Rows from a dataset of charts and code
-------

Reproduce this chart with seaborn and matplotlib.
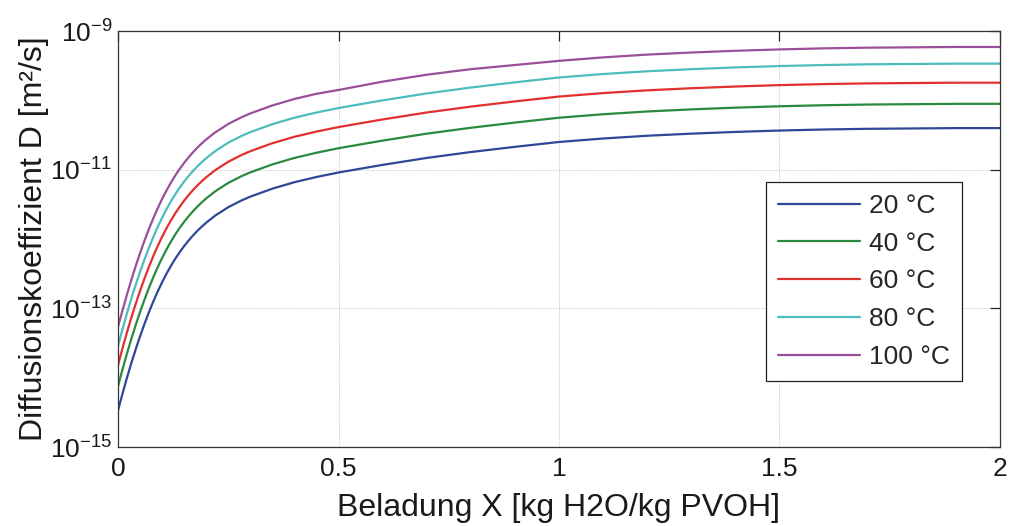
import numpy as np
import pandas as pd
import matplotlib
matplotlib.use("Agg")
import matplotlib.pyplot as plt
from matplotlib.ticker import FixedLocator, LogFormatterMathtext, NullLocator
import seaborn as sns

# Moisture load X [kg H2O / kg PVOH]
beladung = [0.00, 0.01, 0.02, 0.03, 0.04, 0.05, 0.06, 0.07, 0.08, 0.09,
            0.10, 0.11, 0.12, 0.13, 0.14, 0.15, 0.16, 0.17, 0.18, 0.19,
            0.20, 0.22, 0.25, 0.28, 0.30, 0.35, 0.40, 0.45, 0.50,
            0.60, 0.70, 0.80, 0.90, 1.00, 1.10, 1.20, 1.30, 1.40, 1.50,
            1.60, 1.70, 1.80, 1.90, 2.00]

# log10 of the diffusion coefficient D [m²/s] per temperature
log_d_20 = [-14.470, -14.231, -14.005, -13.791, -13.590, -13.400, -13.222, -13.055, -12.899, -12.755,
            -12.621, -12.498, -12.385, -12.281, -12.187, -12.100, -12.021, -11.948, -11.881, -11.820,
            -11.763, -11.663, -11.540, -11.443, -11.388, -11.273, -11.180, -11.105, -11.040,
            -10.930, -10.830, -10.745, -10.670, -10.600, -10.550, -10.510, -10.480, -10.455, -10.435,
            -10.420, -10.410, -10.405, -10.400, -10.400]
log_d_40 = [-14.120, -13.881, -13.655, -13.441, -13.240, -13.050, -12.872, -12.705, -12.549, -12.405,
            -12.271, -12.148, -12.035, -11.931, -11.837, -11.750, -11.671, -11.598, -11.531, -11.470,
            -11.413, -11.313, -11.190, -11.093, -11.038, -10.923, -10.830, -10.755, -10.690,
            -10.580, -10.480, -10.395, -10.320, -10.250, -10.200, -10.160, -10.130, -10.105, -10.085,
            -10.070, -10.060, -10.055, -10.050, -10.050]
log_d_60 = [-13.815, -13.576, -13.350, -13.136, -12.935, -12.745, -12.567, -12.400, -12.244, -12.100,
            -11.966, -11.843, -11.730, -11.626, -11.532, -11.445, -11.366, -11.293, -11.226, -11.165,
            -11.108, -11.008, -10.885, -10.788, -10.733, -10.618, -10.525, -10.450, -10.385,
            -10.275, -10.175, -10.090, -10.015, -9.945, -9.895, -9.855, -9.825, -9.800, -9.780,
            -9.765, -9.755, -9.750, -9.745, -9.745]
log_d_80 = [-13.540, -13.301, -13.075, -12.861, -12.660, -12.470, -12.292, -12.125, -11.969, -11.825,
            -11.691, -11.568, -11.455, -11.351, -11.257, -11.170, -11.091, -11.018, -10.951, -10.890,
            -10.833, -10.733, -10.610, -10.513, -10.458, -10.343, -10.250, -10.175, -10.110,
            -10.000, -9.900, -9.815, -9.740, -9.670, -9.620, -9.580, -9.550, -9.525, -9.505,
            -9.490, -9.480, -9.475, -9.470, -9.470]
log_d_100 = [-13.260, -13.031, -12.805, -12.591, -12.390, -12.200, -12.022, -11.855, -11.699, -11.555,
             -11.421, -11.298, -11.185, -11.081, -10.987, -10.900, -10.821, -10.748, -10.681, -10.620,
             -10.563, -10.463, -10.340, -10.243, -10.188, -10.073, -9.980, -9.905, -9.850,
             -9.730, -9.630, -9.550, -9.490, -9.430, -9.380, -9.340, -9.310, -9.285, -9.265,
             -9.250, -9.240, -9.235, -9.230, -9.230]

temperatures = ["20 °C", "40 °C", "60 °C", "80 °C", "100 °C"]
series = [log_d_20, log_d_40, log_d_60, log_d_80, log_d_100]
colors = ["#2f4796", "#2a8a3e", "#e2302e", "#4dbcbc", "#9a4f9a"]

x_ticks = [0, 0.5, 1, 1.5, 2]
y_ticks = [1e-15, 1e-13, 1e-11, 1e-9]

frames = []
for label, vals in zip(temperatures, series):
    frames.append(pd.DataFrame({
        "X": beladung,
        "D": np.power(10.0, np.asarray(vals)),
        "T": label,
    }))
df = pd.concat(frames, ignore_index=True)

sns.set_theme(style="white")
plt.rcParams["font.family"] = ["Liberation Sans", "DejaVu Sans"]
plt.rcParams["mathtext.fontset"] = "custom"
plt.rcParams["mathtext.rm"] = "Liberation Sans"
plt.rcParams["mathtext.it"] = "Liberation Sans:italic"

fig = plt.figure(figsize=(10.09, 5.26), dpi=100)
ax = fig.add_axes([0.117, 0.150, 0.874, 0.791])

sns.lineplot(data=df, x="X", y="D", hue="T", hue_order=temperatures,
             palette=colors, linewidth=1.6, ax=ax, legend=False)

ax.set_yscale("log")
ax.set_xlim(0, 2)
ax.set_ylim(1e-15, 1e-9)

ax.xaxis.set_major_locator(FixedLocator(x_ticks))
ax.set_xticklabels([f"{t:g}" for t in x_ticks])
ax.yaxis.set_major_locator(FixedLocator(y_ticks))
ax.yaxis.set_major_formatter(LogFormatterMathtext())
ax.yaxis.set_minor_locator(NullLocator())
ax.xaxis.set_minor_locator(NullLocator())

ax.tick_params(axis="both", which="major", direction="in", length=7, width=0.9,
               color="#222222", labelsize=19, top=True, right=True,
               labelcolor="#1a1a1a")
ax.tick_params(axis="x", pad=7)
ax.tick_params(axis="y", pad=4)

ax.grid(True, which="major", linestyle=(0, (1.5, 1.5)), linewidth=0.6, color="#c4c4c4")
for sp in ax.spines.values():
    sp.set_color("#333333")
    sp.set_linewidth(0.9)

ax.set_xlabel("Beladung X [kg H2O/kg PVOH]", fontsize=23, color="#1a1a1a", labelpad=9)
ax.set_ylabel("Diffusionskoeffizient D [m²/s]", fontsize=23, color="#1a1a1a", labelpad=1)

handles = [plt.Line2D([], [], color=c, linewidth=1.6) for c in colors]
leg = ax.legend(handles, temperatures, loc="upper right",
                bbox_to_anchor=(0.957, 0.637), borderaxespad=0,
                fontsize=19, handlelength=3.1, handletextpad=0.35,
                labelspacing=0.52, borderpad=0.45, fancybox=False,
                frameon=True, framealpha=1, edgecolor="#222222")
leg.get_frame().set_linewidth(0.9)

fig.savefig("out.png", dpi=100, facecolor="white")
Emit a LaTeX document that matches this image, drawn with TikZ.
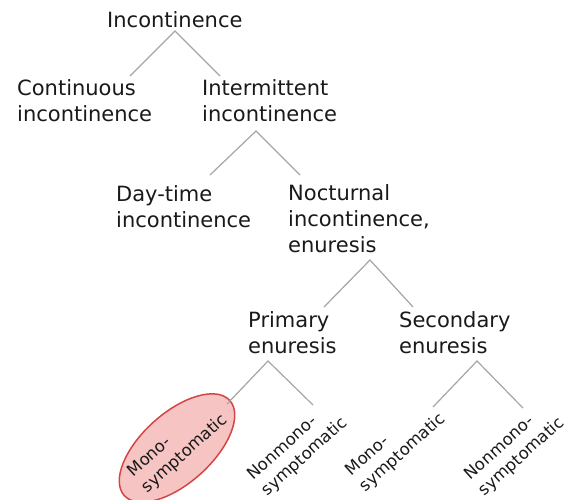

-------

Set problem:
Please extract exactly the lines of the data, from the first through the line containing "1.60, 1.70, 1.80, 1.90, 2.00]", and add no pictures to the copy.

Reply:
Reproduce this chart with seaborn and matplotlib.
import numpy as np
import pandas as pd
import matplotlib
matplotlib.use("Agg")
import matplotlib.pyplot as plt
from matplotlib.ticker import FixedLocator, LogFormatterMathtext, NullLocator
import seaborn as sns

# Moisture load X [kg H2O / kg PVOH]
beladung = [0.00, 0.01, 0.02, 0.03, 0.04, 0.05, 0.06, 0.07, 0.08, 0.09,
            0.10, 0.11, 0.12, 0.13, 0.14, 0.15, 0.16, 0.17, 0.18, 0.19,
            0.20, 0.22, 0.25, 0.28, 0.30, 0.35, 0.40, 0.45, 0.50,
            0.60, 0.70, 0.80, 0.90, 1.00, 1.10, 1.20, 1.30, 1.40, 1.50,
            1.60, 1.70, 1.80, 1.90, 2.00]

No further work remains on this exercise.